Hi There, I would like some help and advice for analyzing qiime2 and whole genome shotgun sequncing. At the moment I am trying to run my data through DADA2 however it is taking an seemingly infinite amount of time. The data set is about 35 gb with about 700 paired end sequences that I imported via qiime tools. I am testing with a smaller dataset of about 700 mb, which timesout at 3 hours (24 threads, 12 cpus, 15 gb ram). These data had been demultiplexed.
Should I have imported much smaller batches of sequence data, then DADA2'd them, and then merged them.
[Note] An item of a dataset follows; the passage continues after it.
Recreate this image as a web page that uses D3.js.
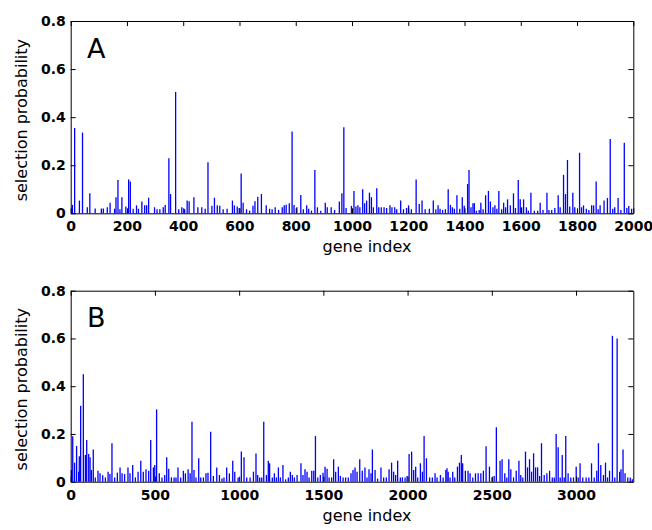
<!DOCTYPE html>
<html>
<head>
<meta charset="utf-8">
<script src="https://cdn.jsdelivr.net/npm/d3@7"></script>
<style>
  body { margin: 0; background: #fff; }
  svg { display: block; }
  .tick text { font-family: "DejaVu Sans", sans-serif; font-weight: bold; font-size: 14px; fill: #000; }
  .tick line, .domain { stroke: #000; }
</style>
</head>
<body>
<div id="chart"></div>
<script>
// panel A: gene index / selection probability
const genesA = [6,14,31,42,59,68,87,109,116,130,140,156,161,168,175,182,196,206,212,222,234,241,253,263,270,277,298,307,317,329,336,349,355,373,384,395,405,414,421,438,452,466,478,488,502,511,521,530,542,556,575,582,592,599,606,613,625,636,648,655,665,678,695,707,716,727,739,752,759,766,777,787,794,804,818,827,839,846,856,868,877,889,905,912,926,938,955,964,971,979,998,1007,1014,1021,1028,1038,1045,1052,1062,1069,1076,1088,1095,1104,1114,1123,1135,1142,1152,1159,1173,1183,1194,1201,1211,1228,1239,1249,1260,1275,1289,1298,1306,1313,1322,1332,1342,1350,1357,1364,1373,1383,1392,1399,1411,1416,1423,1430,1435,1442,1452,1458,1466,1475,1485,1492,1501,1508,1515,1522,1532,1539,1546,1553,1563,1574,1581,1591,1598,1603,1610,1620,1627,1636,1648,1660,1669,1679,1693,1700,1710,1721,1733,1740,1752,1759,1766,1774,1785,1792,1809,1816,1823,1833,1842,1852,1859,1868,1875,1882,1896,1908,1918,1927,1934,1946,1956,1968,1977,1984,1994];
const probA = [0.035,0.355,0.053,0.336,0.025,0.083,0.020,0.020,0.020,0.025,0.044,0.019,0.067,0.139,0.017,0.067,0.028,0.141,0.132,0.019,0.033,0.019,0.049,0.033,0.033,0.065,0.025,0.017,0.017,0.025,0.035,0.229,0.080,0.505,0.017,0.025,0.017,0.053,0.050,0.067,0.025,0.025,0.019,0.212,0.031,0.065,0.033,0.031,0.017,0.019,0.053,0.033,0.028,0.022,0.166,0.044,0.017,0.011,0.031,0.050,0.069,0.080,0.033,0.019,0.017,0.025,0.014,0.025,0.033,0.036,0.042,0.340,0.035,0.025,0.076,0.017,0.033,0.019,0.011,0.180,0.025,0.011,0.044,0.025,0.025,0.014,0.049,0.083,0.358,0.022,0.031,0.093,0.028,0.033,0.025,0.100,0.042,0.053,0.086,0.067,0.025,0.104,0.025,0.025,0.025,0.022,0.033,0.025,0.025,0.017,0.053,0.017,0.022,0.033,0.017,0.141,0.039,0.053,0.017,0.019,0.053,0.017,0.033,0.019,0.014,0.017,0.100,0.035,0.025,0.019,0.075,0.019,0.067,0.031,0.122,0.180,0.025,0.042,0.042,0.011,0.014,0.044,0.017,0.075,0.093,0.049,0.025,0.033,0.019,0.093,0.017,0.044,0.025,0.058,0.033,0.083,0.022,0.139,0.058,0.025,0.058,0.025,0.011,0.086,0.011,0.011,0.044,0.014,0.086,0.014,0.014,0.022,0.075,0.025,0.160,0.080,0.222,0.028,0.086,0.025,0.252,0.025,0.033,0.019,0.014,0.033,0.033,0.132,0.017,0.033,0.053,0.064,0.309,0.019,0.025,0.064,0.014,0.294,0.022,0.030,0.019];

// panel B
const genesB = [4,12,23,35,47,51,59,75,87,95,107,115,123,134,146,162,174,190,206,222,233,245,261,277,293,305,320,340,352,368,384,400,416,431,447,463,475,491,499,510,526,542,558,570,582,598,614,625,637,653,669,681,697,709,720,732,744,760,772,788,803,815,831,847,867,883,898,910,926,942,962,974,994,1013,1029,1045,1065,1085,1100,1110,1122,1134,1146,1162,1173,1181,1197,1209,1221,1233,1245,1260,1276,1292,1304,1316,1328,1344,1367,1379,1391,1403,1415,1431,1443,1453,1467,1482,1498,1510,1522,1534,1549,1561,1573,1589,1601,1617,1632,1648,1664,1676,1688,1700,1716,1731,1747,1759,1771,1783,1791,1807,1822,1842,1858,1874,1890,1905,1917,1929,1941,1957,1969,1985,1997,2009,2024,2036,2048,2060,2076,2088,2098,2112,2131,2147,2163,2175,2195,2211,2227,2234,2241,2252,2268,2280,2296,2308,2319,2327,2343,2359,2371,2387,2403,2419,2435,2450,2466,2486,2502,2514,2527,2549,2561,2577,2589,2601,2613,2629,2645,2661,2672,2684,2700,2712,2724,2736,2748,2760,2772,2784,2795,2811,2827,2843,2859,2871,2882,2894,2906,2918,2930,2939,2953,2969,2985,3001,3013,3024,3040,3060,3076,3092,3108,3123,3133,3147,3163,3175,3187,3199,3216,3230,3244,3259,3267,3279,3291,3307,3322,3334];
const probB = [0.049,0.190,0.080,0.150,0.042,0.107,0.318,0.450,0.112,0.175,0.116,0.102,0.049,0.135,0.018,0.046,0.035,0.027,0.018,0.042,0.032,0.161,0.018,0.038,0.060,0.035,0.032,0.060,0.035,0.070,0.018,0.042,0.088,0.042,0.052,0.046,0.175,0.060,0.070,0.303,0.035,0.018,0.028,0.102,0.054,0.018,0.018,0.018,0.060,0.018,0.046,0.035,0.052,0.035,0.251,0.049,0.018,0.098,0.018,0.018,0.035,0.038,0.209,0.024,0.060,0.028,0.013,0.018,0.060,0.035,0.088,0.042,0.018,0.126,0.102,0.018,0.018,0.042,0.118,0.028,0.018,0.018,0.251,0.028,0.088,0.077,0.018,0.035,0.018,0.060,0.018,0.070,0.010,0.018,0.042,0.028,0.018,0.028,0.077,0.028,0.052,0.042,0.018,0.046,0.046,0.191,0.018,0.028,0.038,0.063,0.054,0.018,0.018,0.094,0.042,0.063,0.024,0.018,0.018,0.018,0.035,0.049,0.060,0.042,0.094,0.046,0.060,0.018,0.052,0.035,0.135,0.049,0.013,0.060,0.018,0.018,0.052,0.080,0.042,0.028,0.088,0.018,0.018,0.018,0.024,0.116,0.126,0.049,0.063,0.018,0.077,0.042,0.191,0.098,0.018,0.018,0.035,0.018,0.028,0.018,0.049,0.056,0.042,0.018,0.042,0.018,0.063,0.080,0.112,0.077,0.046,0.046,0.035,0.018,0.035,0.035,0.035,0.046,0.149,0.063,0.018,0.024,0.228,0.088,0.094,0.035,0.018,0.094,0.052,0.018,0.046,0.088,0.028,0.018,0.126,0.060,0.094,0.042,0.119,0.060,0.060,0.024,0.161,0.028,0.035,0.046,0.018,0.018,0.200,0.144,0.018,0.112,0.018,0.191,0.035,0.018,0.018,0.063,0.018,0.077,0.018,0.018,0.018,0.077,0.018,0.046,0.161,0.070,0.028,0.080,0.018,0.046,0.611,0.018,0.600,0.042,0.052,0.135,0.035,0.018,0.018,0.010];

const yTicks = [0, 0.2, 0.4, 0.6, 0.8];
const xTicksA = [0, 200, 400, 600, 800, 1000, 1200, 1400, 1600, 1800, 2000];
const xTicksB = [0, 500, 1000, 1500, 2000, 2500, 3000];

let width = 652, height = 530;

const svg = d3.select("#chart")
  .append("svg")
  .attr("width", width)
  .attr("height", height);

svg.append("rect").attr("width", width).attr("height", height).attr("fill", "#fff");

function drawPanel(p) {
  const x = d3.scaleLinear().domain(p.xDomain).range([70.7, 633.3]);
  const y = d3.scaleLinear().domain([0, 0.8]).range([p.bottom, p.top]);
  const data = p.genes.map((g, i) => ({ gene: g, prob: p.probs[i] }));

  const g = svg.append("g");

  // stems
  g.append("g")
    .attr("stroke", "#0000ff")
    .attr("stroke-width", 1.3)
    .selectAll("line")
    .data(data)
    .join("line")
    .attr("x1", d => x(d.gene))
    .attr("x2", d => x(d.gene))
    .attr("y1", y(0))
    .attr("y2", d => y(d.prob));

  const yFmt = d => d === 0 ? "0" : d3.format(".1f")(d);

  g.append("g")
    .attr("transform", `translate(0,${p.bottom})`)
    .call(d3.axisBottom(x).tickValues(p.xTicks).tickSizeInner(-5).tickSizeOuter(0).tickPadding(8).tickFormat(d3.format("d")));
  g.append("g")
    .attr("transform", `translate(0,${p.top})`)
    .call(d3.axisTop(x).tickValues(p.xTicks).tickSizeInner(-5).tickSizeOuter(0).tickFormat(""));
  g.append("g")
    .attr("transform", `translate(70.7,0)`)
    .call(d3.axisLeft(y).tickValues(yTicks).tickSizeInner(-5).tickSizeOuter(0).tickPadding(5).tickFormat(yFmt));
  g.append("g")
    .attr("transform", `translate(633.3,0)`)
    .call(d3.axisRight(y).tickValues(yTicks).tickSizeInner(-5).tickSizeOuter(0).tickFormat(""));

  g.append("text")
    .attr("x", 87)
    .attr("y", p.top + 36.5)
    .attr("font-family", "DejaVu Sans, sans-serif")
    .attr("font-size", 27)
    .text(p.letter);

  g.append("text")
    .attr("x", 367)
    .attr("y", p.bottom + 39)
    .attr("text-anchor", "middle")
    .attr("font-family", "DejaVu Sans, sans-serif")
    .attr("font-size", 16)
    .text("gene index");

  g.append("text")
    .attr("transform", `translate(27,${(p.top + p.bottom) / 2 + 3}) rotate(-90)`)
    .attr("text-anchor", "middle")
    .attr("font-family", "DejaVu Sans, sans-serif")
    .attr("font-size", 16)
    .text("selection probability");
}

drawPanel({ letter: "A", genes: genesA, probs: probA, xDomain: [0, 2000], xTicks: xTicksA, top: 21, bottom: 213.3 });
drawPanel({ letter: "B", genes: genesB, probs: probB, xDomain: [0, 3340], xTicks: xTicksB, top: 290.7, bottom: 481.7 });
</script>
</body>
</html>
Hereafter I would like to use shogun to assign the reads.
I am concerned as there are many different reads that can be attributed to a single OTU. I am concerned that if I do this the feature tables would be of different dimensions and may not merge.
Any advice would be greatly appreciated, and I am (of course) up against a clock...
Script :-
#!/bin/sh
#!/bin/bash -e
#SBATCH --account massey03345
#SBATCH -J dada2
#SBATCH --time 3:00:00
#SBATCH --mem 15GB
#SBATCH --ntasks 1
#SBATCH --cpus-per-task 12
#SBATCH -e dada2_3.err
#SBATCH -o dada2_3.out
#SBATCH --export NONE
#SBATCH --profile task
module purge
module load QIIME2/2021.11
qiime dada2 denoise-paired
--i-demultiplexed-seqs import2.qza
--p-trim-left-f 13
--p-trim-left-r 13
--p-trunc-len-f 150
--p-trunc-len-r 150
--o-table table.qza
--o-representative-sequences rep-seqs.qza
--o-denoising-stats denoising-stats.qza
--p-n-threads 24 \
Error :- slurmstepd: error: *** JOB 24972355 ON wbn132 CANCELLED AT 2022-02-23T06:54:19 DUE TO TIME LIMIT ***
Many thanks
Matt Adlam